The challenge is always getting access to the data in the underlying source systems and deciding the type of cloud model that best suits the company. Is it ok to run analytic projects in the public cloud or would it be better to run in a private, trusted, or exclusive cloud? These are questions that need to be addressed by any company before opting for the cloud-based model. But there are certainly a number of opportunities here for end-user organizations to do more business-focused work and drive their operations instead of getting stuck in the weeds with bits and bytes.
Kognitio has always been a proponent of in-memory analytics, and WX2 has always allowed data to be resident in memory for faster analytics. However, in-memory is only part of the story. Having data memory resident allows very fast access to the data, but to turn this into scalable performance in order to satisfy complex analytic workloads on large data volumes requires the ability to use huge amounts of scalable processing power.
WX2 is truly massively parallel. This means that every core on every processor in every server works simultaneously on every query. So, if you increase the number of servers, WX2 will automatically reconfigure itself in order to utilize and maximize the usage of every new core. It is through this intelligent use of RAM and CPU power that WX2 offers unprecedented speeds to access and query complex data sets.
So, as the data explosion continues, organizations count on Kognitio and its in-memory analytic database solution to get comprehensive answers to their questions. Where other solutions cannot cope with overwhelming data volumes and force the user to rely on data samples, Kognitio has helped numerous customers survive the big data phenomenon—analyze whatever, whenever—and get answers to complex questions in sub-second response times. It is the in-memory and MPP feature set of the database that drives this performance.

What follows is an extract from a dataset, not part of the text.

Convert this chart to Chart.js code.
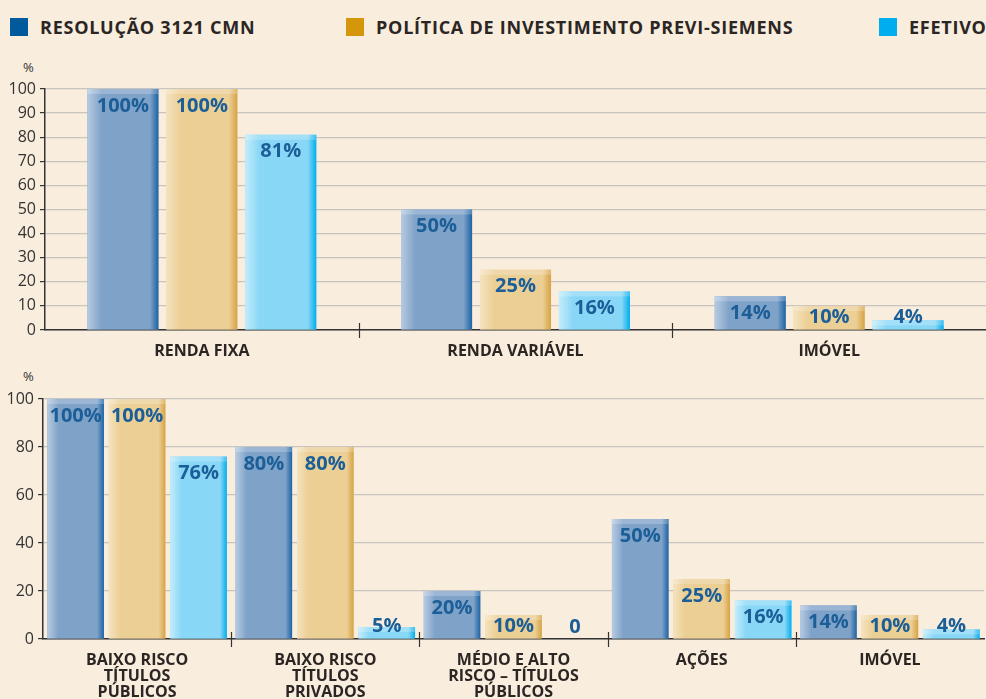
<!DOCTYPE html>
<html lang="pt-BR">
<head>
<meta charset="utf-8">
<script src="https://cdn.jsdelivr.net/npm/chart.js@4.4.1/dist/chart.umd.min.js"></script>
<style>
    html, body { margin: 0; padding: 0; background: #f9eddd; overflow: hidden; }
    body { width: 986px; height: 699px; position: relative; font-family: "Open Sans", "Noto Sans", sans-serif; }
    .legenda-item { position: absolute; top: 15px; display: flex; align-items: center; white-space: nowrap;
        font-size: 18px; font-weight: 700; color: #2b2624; letter-spacing: 0.75px; }
    .legenda-item span.caixa { display: inline-block; width: 18px; height: 18px; margin-right: 12px; }
    .pct { position: absolute; left: 23px; font-size: 13px; color: #333; }
    .grafico { position: absolute; left: 0; width: 986px; }
</style>
</head>
<body>
<div id="legenda"></div>
<div class="pct" style="top: 58px;">%</div>
<div class="grafico" style="top: 55px; height: 310px;"><canvas id="graficoRenda"></canvas></div>
<div class="pct" style="top: 367px;">%</div>
<div class="grafico" style="top: 365px; height: 345px;"><canvas id="graficoRisco"></canvas></div>

<script>
// Séries e cores
const nomesSeries = ['RESOLUÇÃO 3121 CMN', 'POLÍTICA DE INVESTIMENTO PREVI-SIEMENS', 'EFETIVO'];
const coresLegenda = ['#005a9c', '#d4970c', '#00aeef'];
const posLegenda = [10, 346, 879];

// Gráfico superior: por segmento
const categoriasRenda = ['RENDA FIXA', 'RENDA VARIÁVEL', 'IMÓVEL'];
const resolucaoRenda = [100, 50, 14];
const politicaRenda = [100, 25, 10];
const efetivoRenda = [81, 16, 4];

// Gráfico inferior: por risco
const categoriasRisco = [
    ['BAIXO RISCO', 'TÍTULOS', 'PÚBLICOS'],
    ['BAIXO RISCO', 'TÍTULOS', 'PRIVADOS'],
    ['MÉDIO E ALTO', 'RISCO – TÍTULOS', 'PÚBLICOS'],
    'AÇÕES',
    'IMÓVEL'
];
const resolucaoRisco = [100, 80, 20, 50, 14];
const politicaRisco = [100, 80, 10, 25, 10];
const efetivoRisco = [76, 5, 0, 16, 4];

// tons das barras: [claro esquerda, principal, escuro direita]
const tonsBarras = [
    ['#b7cbe2', '#7fa2c8', '#1c64a4'],
    ['#f5e3bf', '#ebcf95', '#d7a243'],
    ['#c4ecfb', '#88d7f6', '#00aeef']
];

// monta legenda
const legenda = document.getElementById('legenda');
nomesSeries.forEach((nome, i) => {
    const div = document.createElement('div');
    div.className = 'legenda-item';
    div.style.left = posLegenda[i] + 'px';
    div.innerHTML = `<span class="caixa" style="background:${coresLegenda[i]}"></span>${nome}`;
    legenda.appendChild(div);
});

const FONTE = '"Open Sans", "Noto Sans", sans-serif';

// Desenha o sombreado das barras e os rótulos de valor
const pluginBarras = {
    id: 'barrasSombreadas',
    afterDatasetsDraw(chart) {
        const ctx = chart.ctx;
        ctx.save();
        chart.data.datasets.forEach((ds, di) => {
            const meta = chart.getDatasetMeta(di);
            const tons = tonsBarras[di];
            meta.data.forEach(el => {
                const esq = el.x - el.width / 2;
                const alt = el.base - el.y;
                if (alt <= 0) return;
                const grad = ctx.createLinearGradient(esq, 0, esq + el.width, 0);
                grad.addColorStop(0, tons[0]);
                grad.addColorStop(0.2, tons[1]);
                grad.addColorStop(0.88, tons[1]);
                grad.addColorStop(1, tons[2]);
                ctx.fillStyle = grad;
                ctx.fillRect(esq, el.y, el.width, alt);
                ctx.fillStyle = 'rgba(255,255,255,0.22)';
                ctx.fillRect(esq, el.y, el.width, Math.min(5, alt));
            });
        });
        // rótulos
        ctx.font = `bold 20px ${FONTE}`;
        ctx.fillStyle = '#1b5e98';
        ctx.textAlign = 'center';
        ctx.textBaseline = 'middle';
        chart.data.datasets.forEach((ds, di) => {
            const meta = chart.getDatasetMeta(di);
            meta.data.forEach((el, i) => {
                const v = ds.data[i];
                const txt = v === 0 ? '0' : v + '%';
                const y = Math.min(el.y + 17, el.base - 12);
                ctx.fillText(txt, el.x, y);
            });
        });
        ctx.restore();
    }
};

// marcas separando as categorias no eixo x
const pluginSeparadores = {
    id: 'separadores',
    afterDraw(chart) {
        const xs = chart.scales.x;
        const ctx = chart.ctx;
        const base = chart.chartArea.bottom;
        ctx.save();
        ctx.strokeStyle = '#333';
        ctx.lineWidth = 1.2;
        for (let i = 1; i < chart.data.labels.length; i++) {
            const px = Math.round((xs.getPixelForValue(i - 1) + xs.getPixelForValue(i)) / 2) + 0.5;
            ctx.beginPath();
            ctx.moveTo(px, base - 7);
            ctx.lineTo(px, base + 8);
            ctx.stroke();
        }
        ctx.restore();
    }
};

function criarGrafico(canvasId, categorias, series, passo, cfg) {
    return new Chart(document.getElementById(canvasId), {
        type: 'bar',
        data: {
            labels: categorias,
            datasets: series.map((dados, i) => ({
                label: nomesSeries[i],
                data: dados,
                backgroundColor: tonsBarras[i][1],
                borderWidth: 0,
                barPercentage: cfg.barPct,
                categoryPercentage: cfg.catPct
            }))
        },
        options: {
            responsive: true,
            maintainAspectRatio: false,
            animation: false,
            layout: { padding: { top: cfg.topo, right: cfg.direita, left: 0, bottom: 0 } },
            plugins: {
                legend: { display: false },
                tooltip: { enabled: false }
            },
            scales: {
                x: {
                    grid: { display: false, drawTicks: false },
                    border: { color: '#333', width: 1.5 },
                    ticks: {
                        color: '#2b2624',
                        font: { family: FONTE, size: 16, weight: 'bold', lineHeight: 1.0 },
                        padding: 13,
                        maxRotation: 0,
                        autoSkip: false
                    },
                    afterFit: s => { s.height = cfg.alturaX; }
                },
                y: {
                    min: 0,
                    max: 100,
                    ticks: {
                        stepSize: passo,
                        color: '#333',
                        font: { family: FONTE, size: 16 },
                        padding: 4
                    },
                    grid: { color: '#c8c4bf', lineWidth: 1.2, tickLength: 5, tickColor: '#333' },
                    border: { color: '#333', width: 1.5 },
                    afterFit: s => { s.width = cfg.larguraY; }
                }
            }
        },
        plugins: [pluginBarras, pluginSeparadores]
    });
}

criarGrafico('graficoRenda', categoriasRenda, [resolucaoRenda, politicaRenda, efetivoRenda], 10,
    { topo: 34, direita: 0, alturaX: 35, larguraY: 45, barPct: 0.9, catPct: 0.755 });

criarGrafico('graficoRisco', categoriasRisco, [resolucaoRisco, politicaRisco, efetivoRisco], 20,
    { topo: 34, direita: 2, alturaX: 71, larguraY: 43, barPct: 0.92, catPct: 0.98 });
</script>
</body>
</html>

I foresee an interesting landscape developing over the next decade, one in which large Hadoop clusters process and store every possible piece of data that an organization can collect, and where processed data sets are then sent to very high performance in-memory databases to meet the demands of complex train of thought analyses.
I am a passionate skier and travel every year to both North America and France to do my skiing. My other passion is soccer, having been a Manchester United supporter and fan all my life.